Man Drinking in his Car

What are DUI checkpoints?

Checkpoints are a common tool police in most states use to check for intoxicated or impaired drivers on the road.

During a DUI or sobriety checkpoint, law enforcement officers are stationed to check motorists for signs of drinking or impairment.

DUI arrests at sobriety checkpoints are most common during the holidays, especially the 4th of July, Cinco de Mayo, and Memorial Day. Sometimes people who are arrested on a first-time DUI offense at a checkpoint are released on their own recognizance (OR) but other cases require a bail bond to be released from jail before the trial.

DUI checkpoints are a controversial issue and are not even legal in some states, although they are legal under federal law as long as law enforcement follow specific guidelines.

Rules for DUI Checkpoints

In 1990, the Supreme Court ruled that states have a compelling reason to eradicate drunk driving and public safety outweighs concerns of intrusion into the privacy of drivers. This ruling means that sobriety checkpoints are not considered an unreasonable search under the 4th Amendment. While federal law allows for sobriety checkpoints, states can choose whether or not to allow them. 12 states do not perform DUI checkpoints because they are illegal by state constitution or law or the state does not have the authority to conduct them. These states include Alaska, Idaho, Iowa, Michigan, Minnesota, Montana, Oregon, Rhode Island, Texas, Washington, Wisconsin, and Wyoming.

In states that allow sobriety checkpoints, law enforcement must follow specific rules for an arrest to be valid. Courts require that DUI checkpoints be determined by a policy-making official with reasonable creation and operation for the checkpoint to be legal. This means an official must have a logical reason for creating a checkpoint at a specific location. Courts typically require several criteria be met for a valid checkpoint:

  • Adequate safety measures, including warning signs, signals, or lights
  • Motorists must be stopped in a neutral fashion with the same standard applied to every vehicle
  • How a checkpoint is operated and how long it lasts must reflect good judgement
  • The location and time of the checkpoint must be advertised in advance to the public.

What to Do at a DUI Checkpoint

Any search, even at a sobriety checkpoint, must be reasonable. Typically, a checkpoint stop involves a brief conversation with an officer and a request for your license and insurance information. If the officer detects signs of drug use or drinking, they may ask you to perform field sobriety tests or submit to a breathalyzer test. These tests can only be requested if the officer observes signs of intoxication.

It’s still important to remember your rights at a checkpoint. Police are allowed to stop you briefly to check for signs of impairment, but they cannot search you or your vehicle without probable cause that you are under the influence or you give consent.
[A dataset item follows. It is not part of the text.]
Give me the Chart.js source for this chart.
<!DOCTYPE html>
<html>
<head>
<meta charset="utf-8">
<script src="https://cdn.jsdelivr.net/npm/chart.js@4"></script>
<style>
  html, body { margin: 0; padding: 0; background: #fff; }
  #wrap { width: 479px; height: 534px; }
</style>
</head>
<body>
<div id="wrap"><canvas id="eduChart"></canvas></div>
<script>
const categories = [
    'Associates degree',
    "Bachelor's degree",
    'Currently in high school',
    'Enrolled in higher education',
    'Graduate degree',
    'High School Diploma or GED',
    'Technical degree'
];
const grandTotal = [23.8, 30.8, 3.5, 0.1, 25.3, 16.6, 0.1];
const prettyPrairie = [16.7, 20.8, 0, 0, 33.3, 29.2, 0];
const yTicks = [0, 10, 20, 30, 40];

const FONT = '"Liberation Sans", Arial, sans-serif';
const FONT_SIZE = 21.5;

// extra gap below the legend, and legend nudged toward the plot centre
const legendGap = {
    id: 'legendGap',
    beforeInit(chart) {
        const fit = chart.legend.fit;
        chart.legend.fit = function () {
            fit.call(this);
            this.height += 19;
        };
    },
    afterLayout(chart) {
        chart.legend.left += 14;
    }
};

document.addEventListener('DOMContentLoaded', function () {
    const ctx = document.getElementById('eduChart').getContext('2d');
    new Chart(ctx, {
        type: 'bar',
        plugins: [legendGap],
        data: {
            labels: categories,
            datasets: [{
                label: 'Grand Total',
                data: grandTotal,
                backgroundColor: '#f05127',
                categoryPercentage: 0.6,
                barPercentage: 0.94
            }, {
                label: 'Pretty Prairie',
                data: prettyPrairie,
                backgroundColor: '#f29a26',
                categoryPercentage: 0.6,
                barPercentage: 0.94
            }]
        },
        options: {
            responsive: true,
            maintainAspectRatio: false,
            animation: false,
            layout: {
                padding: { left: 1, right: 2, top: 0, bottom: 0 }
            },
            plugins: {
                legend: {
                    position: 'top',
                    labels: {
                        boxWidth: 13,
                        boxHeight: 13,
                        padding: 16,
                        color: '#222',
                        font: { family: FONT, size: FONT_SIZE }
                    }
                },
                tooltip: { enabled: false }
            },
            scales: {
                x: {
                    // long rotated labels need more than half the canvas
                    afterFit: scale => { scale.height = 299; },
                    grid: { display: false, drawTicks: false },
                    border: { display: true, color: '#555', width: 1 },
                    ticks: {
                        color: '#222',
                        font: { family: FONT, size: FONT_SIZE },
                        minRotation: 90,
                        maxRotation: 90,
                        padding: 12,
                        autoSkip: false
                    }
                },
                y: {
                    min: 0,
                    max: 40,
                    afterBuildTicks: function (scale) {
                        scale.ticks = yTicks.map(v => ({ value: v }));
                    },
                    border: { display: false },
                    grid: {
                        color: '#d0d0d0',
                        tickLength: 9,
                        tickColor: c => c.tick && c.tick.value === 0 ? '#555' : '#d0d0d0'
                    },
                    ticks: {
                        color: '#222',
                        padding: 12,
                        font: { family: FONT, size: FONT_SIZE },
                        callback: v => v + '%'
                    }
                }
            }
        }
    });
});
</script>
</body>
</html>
You have the right to refuse to perform field sobriety tests at a checkpoint or during a regular DUI stop. Field sobriety tests are different than chemical (blood or breathe) tests under the law and they are notoriously inaccurate. It is possible for sober people to fail these roadside tests.

Can You Avoid a Sobriety Checkpoint?
You are not obligated to proceed through a DUI checkpoint. In fact, police departments are required to advertise the location, date, and duration of these checkpoints ahead of time. If you can do so without breaking traffic laws, such as an illegal U-turn, you can turn around and avoid the checkpoint. Sobriety checkpoints are legal as a reasonable search under the 4th Amendment, but you are only required to submit if you pass through the checkpoint and are selected.